- [REQUEST] Starting at the line that contains "Emit a Python" and stopping at the line that contains "ax = fig.add_axes([0.1507, 0.0789, 0.8039, 0.9014])", repeat every line exactly, the two end lines included, and nothing else.

— begin EXCERPTED DATA —

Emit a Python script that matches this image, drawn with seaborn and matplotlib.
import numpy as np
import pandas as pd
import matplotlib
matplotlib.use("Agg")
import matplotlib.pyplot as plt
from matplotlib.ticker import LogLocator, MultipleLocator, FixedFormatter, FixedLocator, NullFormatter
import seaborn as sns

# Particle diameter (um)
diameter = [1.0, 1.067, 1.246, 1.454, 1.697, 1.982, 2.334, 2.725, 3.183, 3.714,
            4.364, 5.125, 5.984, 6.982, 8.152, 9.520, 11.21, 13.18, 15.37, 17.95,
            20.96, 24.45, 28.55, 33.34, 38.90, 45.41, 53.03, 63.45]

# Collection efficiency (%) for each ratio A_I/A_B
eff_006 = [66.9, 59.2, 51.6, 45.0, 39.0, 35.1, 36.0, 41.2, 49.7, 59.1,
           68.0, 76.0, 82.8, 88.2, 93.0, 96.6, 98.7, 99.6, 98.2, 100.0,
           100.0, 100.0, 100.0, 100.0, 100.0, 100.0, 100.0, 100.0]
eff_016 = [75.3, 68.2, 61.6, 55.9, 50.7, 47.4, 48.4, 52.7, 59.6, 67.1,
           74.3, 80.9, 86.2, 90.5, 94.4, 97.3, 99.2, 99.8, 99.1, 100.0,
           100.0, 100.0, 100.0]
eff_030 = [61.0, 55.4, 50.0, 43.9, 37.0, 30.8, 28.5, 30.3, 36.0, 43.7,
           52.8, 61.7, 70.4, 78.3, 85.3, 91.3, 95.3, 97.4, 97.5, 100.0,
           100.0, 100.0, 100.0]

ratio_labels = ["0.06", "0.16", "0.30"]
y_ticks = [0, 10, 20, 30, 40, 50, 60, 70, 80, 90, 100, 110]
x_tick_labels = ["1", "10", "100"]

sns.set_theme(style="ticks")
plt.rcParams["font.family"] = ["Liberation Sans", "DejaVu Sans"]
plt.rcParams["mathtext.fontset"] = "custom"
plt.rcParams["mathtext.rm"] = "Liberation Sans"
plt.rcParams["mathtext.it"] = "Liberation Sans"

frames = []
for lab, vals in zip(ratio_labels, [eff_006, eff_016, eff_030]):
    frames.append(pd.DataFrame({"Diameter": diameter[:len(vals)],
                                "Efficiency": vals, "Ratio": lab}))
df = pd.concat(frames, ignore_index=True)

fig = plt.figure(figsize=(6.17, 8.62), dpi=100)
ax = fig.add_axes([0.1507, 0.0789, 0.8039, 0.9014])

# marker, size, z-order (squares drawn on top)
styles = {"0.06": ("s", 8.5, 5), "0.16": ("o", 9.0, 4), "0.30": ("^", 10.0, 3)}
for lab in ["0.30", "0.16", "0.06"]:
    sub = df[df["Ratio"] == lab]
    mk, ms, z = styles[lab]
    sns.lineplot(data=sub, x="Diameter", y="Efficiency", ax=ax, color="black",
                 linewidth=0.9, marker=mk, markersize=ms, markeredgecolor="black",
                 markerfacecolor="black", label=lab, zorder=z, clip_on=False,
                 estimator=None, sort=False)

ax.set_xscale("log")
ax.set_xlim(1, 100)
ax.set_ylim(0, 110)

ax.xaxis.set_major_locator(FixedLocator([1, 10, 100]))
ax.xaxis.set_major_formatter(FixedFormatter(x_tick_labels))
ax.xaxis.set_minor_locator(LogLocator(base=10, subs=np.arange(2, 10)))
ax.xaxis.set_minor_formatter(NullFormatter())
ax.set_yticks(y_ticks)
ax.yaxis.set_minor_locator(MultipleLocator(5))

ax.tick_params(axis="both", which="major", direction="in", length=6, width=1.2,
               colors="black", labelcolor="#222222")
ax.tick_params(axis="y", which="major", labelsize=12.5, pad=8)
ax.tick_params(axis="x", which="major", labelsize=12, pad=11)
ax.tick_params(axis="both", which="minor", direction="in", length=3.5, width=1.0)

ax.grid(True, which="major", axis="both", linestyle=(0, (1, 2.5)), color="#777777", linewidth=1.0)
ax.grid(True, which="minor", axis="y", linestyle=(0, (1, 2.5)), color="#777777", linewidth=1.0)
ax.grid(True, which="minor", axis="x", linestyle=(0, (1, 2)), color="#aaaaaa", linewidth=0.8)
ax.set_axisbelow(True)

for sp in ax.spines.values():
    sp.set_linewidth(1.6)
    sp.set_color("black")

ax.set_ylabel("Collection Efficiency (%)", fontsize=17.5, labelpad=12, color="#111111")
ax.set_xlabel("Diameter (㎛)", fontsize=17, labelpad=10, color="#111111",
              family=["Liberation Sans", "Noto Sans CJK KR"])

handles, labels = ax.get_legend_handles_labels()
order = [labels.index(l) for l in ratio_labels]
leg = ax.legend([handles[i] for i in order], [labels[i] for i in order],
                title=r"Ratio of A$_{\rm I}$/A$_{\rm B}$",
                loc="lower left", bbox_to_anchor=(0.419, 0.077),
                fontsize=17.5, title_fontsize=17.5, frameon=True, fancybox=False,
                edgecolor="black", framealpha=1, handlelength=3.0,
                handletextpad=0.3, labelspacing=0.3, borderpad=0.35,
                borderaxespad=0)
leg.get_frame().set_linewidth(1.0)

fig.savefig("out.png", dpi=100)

— end EXCERPTED DATA —
— begin EXCERPTED DATA —

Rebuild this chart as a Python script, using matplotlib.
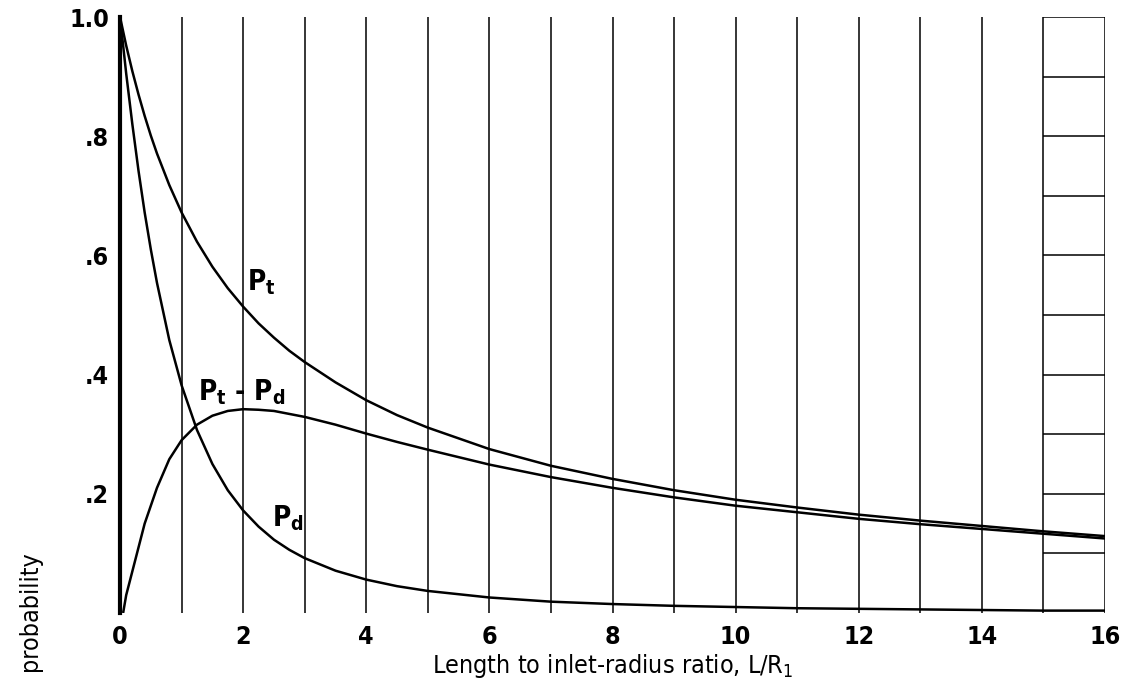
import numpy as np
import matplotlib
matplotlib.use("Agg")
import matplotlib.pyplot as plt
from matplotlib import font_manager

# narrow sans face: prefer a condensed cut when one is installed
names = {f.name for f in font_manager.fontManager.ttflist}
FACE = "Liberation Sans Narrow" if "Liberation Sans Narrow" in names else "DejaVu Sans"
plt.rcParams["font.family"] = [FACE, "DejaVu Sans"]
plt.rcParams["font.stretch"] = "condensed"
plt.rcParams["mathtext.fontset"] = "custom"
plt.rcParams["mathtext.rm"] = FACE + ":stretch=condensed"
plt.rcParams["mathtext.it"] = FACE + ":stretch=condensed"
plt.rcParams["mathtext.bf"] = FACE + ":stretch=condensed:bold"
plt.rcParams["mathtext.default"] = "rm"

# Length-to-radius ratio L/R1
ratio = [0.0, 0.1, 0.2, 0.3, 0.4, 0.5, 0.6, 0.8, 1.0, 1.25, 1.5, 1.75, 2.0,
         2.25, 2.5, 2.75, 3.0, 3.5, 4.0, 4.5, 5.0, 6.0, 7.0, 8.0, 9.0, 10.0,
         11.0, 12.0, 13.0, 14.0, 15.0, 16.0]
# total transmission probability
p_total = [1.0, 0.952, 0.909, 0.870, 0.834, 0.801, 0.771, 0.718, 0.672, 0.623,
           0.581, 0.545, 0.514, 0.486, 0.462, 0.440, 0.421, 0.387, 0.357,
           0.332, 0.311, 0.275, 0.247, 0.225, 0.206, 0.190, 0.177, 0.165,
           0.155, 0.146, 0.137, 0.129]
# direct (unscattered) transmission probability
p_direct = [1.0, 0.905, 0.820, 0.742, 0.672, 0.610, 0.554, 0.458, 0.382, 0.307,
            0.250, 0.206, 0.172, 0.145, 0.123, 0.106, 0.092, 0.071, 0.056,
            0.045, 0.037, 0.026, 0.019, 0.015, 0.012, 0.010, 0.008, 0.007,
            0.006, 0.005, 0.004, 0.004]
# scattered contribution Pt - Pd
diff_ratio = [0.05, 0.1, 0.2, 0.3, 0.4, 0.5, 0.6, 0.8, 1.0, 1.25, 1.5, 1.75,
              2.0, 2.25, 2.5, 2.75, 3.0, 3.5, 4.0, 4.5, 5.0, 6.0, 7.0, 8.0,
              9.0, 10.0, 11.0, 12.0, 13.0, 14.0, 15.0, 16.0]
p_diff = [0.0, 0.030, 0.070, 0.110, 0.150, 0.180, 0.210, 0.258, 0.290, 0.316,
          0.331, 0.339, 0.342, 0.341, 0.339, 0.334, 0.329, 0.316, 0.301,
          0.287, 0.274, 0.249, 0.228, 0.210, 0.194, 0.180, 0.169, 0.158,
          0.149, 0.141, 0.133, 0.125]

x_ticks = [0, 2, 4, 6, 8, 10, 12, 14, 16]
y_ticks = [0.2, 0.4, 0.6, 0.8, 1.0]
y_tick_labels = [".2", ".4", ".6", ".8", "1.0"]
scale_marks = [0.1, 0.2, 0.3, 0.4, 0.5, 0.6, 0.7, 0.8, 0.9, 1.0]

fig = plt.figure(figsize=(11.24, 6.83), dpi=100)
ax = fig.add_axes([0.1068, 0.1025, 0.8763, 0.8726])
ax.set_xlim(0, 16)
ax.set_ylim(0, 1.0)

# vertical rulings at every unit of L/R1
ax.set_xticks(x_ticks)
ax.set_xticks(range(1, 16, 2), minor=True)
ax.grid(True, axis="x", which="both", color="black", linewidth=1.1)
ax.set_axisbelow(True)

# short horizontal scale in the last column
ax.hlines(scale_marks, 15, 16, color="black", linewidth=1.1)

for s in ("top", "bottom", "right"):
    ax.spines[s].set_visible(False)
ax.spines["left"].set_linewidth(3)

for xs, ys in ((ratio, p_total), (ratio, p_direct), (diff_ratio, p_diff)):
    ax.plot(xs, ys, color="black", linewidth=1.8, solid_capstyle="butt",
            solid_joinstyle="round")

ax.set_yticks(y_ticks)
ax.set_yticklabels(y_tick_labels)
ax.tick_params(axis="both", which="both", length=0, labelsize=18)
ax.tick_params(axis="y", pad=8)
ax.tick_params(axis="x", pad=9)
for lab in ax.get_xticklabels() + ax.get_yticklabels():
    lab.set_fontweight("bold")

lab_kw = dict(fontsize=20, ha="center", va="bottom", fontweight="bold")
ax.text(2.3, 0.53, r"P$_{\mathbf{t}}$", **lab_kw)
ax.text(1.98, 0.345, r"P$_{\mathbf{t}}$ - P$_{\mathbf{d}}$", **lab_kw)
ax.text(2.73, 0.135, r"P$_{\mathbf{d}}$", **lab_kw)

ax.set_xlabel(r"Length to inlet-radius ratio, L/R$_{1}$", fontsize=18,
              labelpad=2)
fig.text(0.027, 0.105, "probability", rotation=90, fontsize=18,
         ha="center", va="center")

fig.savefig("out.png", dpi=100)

— end EXCERPTED DATA —

- [WRITTEN RESPONSE]
Emit a Python script that matches this image, drawn with seaborn and matplotlib.
import numpy as np
import pandas as pd
import matplotlib
matplotlib.use("Agg")
import matplotlib.pyplot as plt
from matplotlib.ticker import LogLocator, MultipleLocator, FixedFormatter, FixedLocator, NullFormatter
import seaborn as sns

# Particle diameter (um)
diameter = [1.0, 1.067, 1.246, 1.454, 1.697, 1.982, 2.334, 2.725, 3.183, 3.714,
            4.364, 5.125, 5.984, 6.982, 8.152, 9.520, 11.21, 13.18, 15.37, 17.95,
            20.96, 24.45, 28.55, 33.34, 38.90, 45.41, 53.03, 63.45]

# Collection efficiency (%) for each ratio A_I/A_B
eff_006 = [66.9, 59.2, 51.6, 45.0, 39.0, 35.1, 36.0, 41.2, 49.7, 59.1,
           68.0, 76.0, 82.8, 88.2, 93.0, 96.6, 98.7, 99.6, 98.2, 100.0,
           100.0, 100.0, 100.0, 100.0, 100.0, 100.0, 100.0, 100.0]
eff_016 = [75.3, 68.2, 61.6, 55.9, 50.7, 47.4, 48.4, 52.7, 59.6, 67.1,
           74.3, 80.9, 86.2, 90.5, 94.4, 97.3, 99.2, 99.8, 99.1, 100.0,
           100.0, 100.0, 100.0]
eff_030 = [61.0, 55.4, 50.0, 43.9, 37.0, 30.8, 28.5, 30.3, 36.0, 43.7,
           52.8, 61.7, 70.4, 78.3, 85.3, 91.3, 95.3, 97.4, 97.5, 100.0,
           100.0, 100.0, 100.0]

ratio_labels = ["0.06", "0.16", "0.30"]
y_ticks = [0, 10, 20, 30, 40, 50, 60, 70, 80, 90, 100, 110]
x_tick_labels = ["1", "10", "100"]

sns.set_theme(style="ticks")
plt.rcParams["font.family"] = ["Liberation Sans", "DejaVu Sans"]
plt.rcParams["mathtext.fontset"] = "custom"
plt.rcParams["mathtext.rm"] = "Liberation Sans"
plt.rcParams["mathtext.it"] = "Liberation Sans"

frames = []
for lab, vals in zip(ratio_labels, [eff_006, eff_016, eff_030]):
    frames.append(pd.DataFrame({"Diameter": diameter[:len(vals)],
                                "Efficiency": vals, "Ratio": lab}))
df = pd.concat(frames, ignore_index=True)

fig = plt.figure(figsize=(6.17, 8.62), dpi=100)
ax = fig.add_axes([0.1507, 0.0789, 0.8039, 0.9014])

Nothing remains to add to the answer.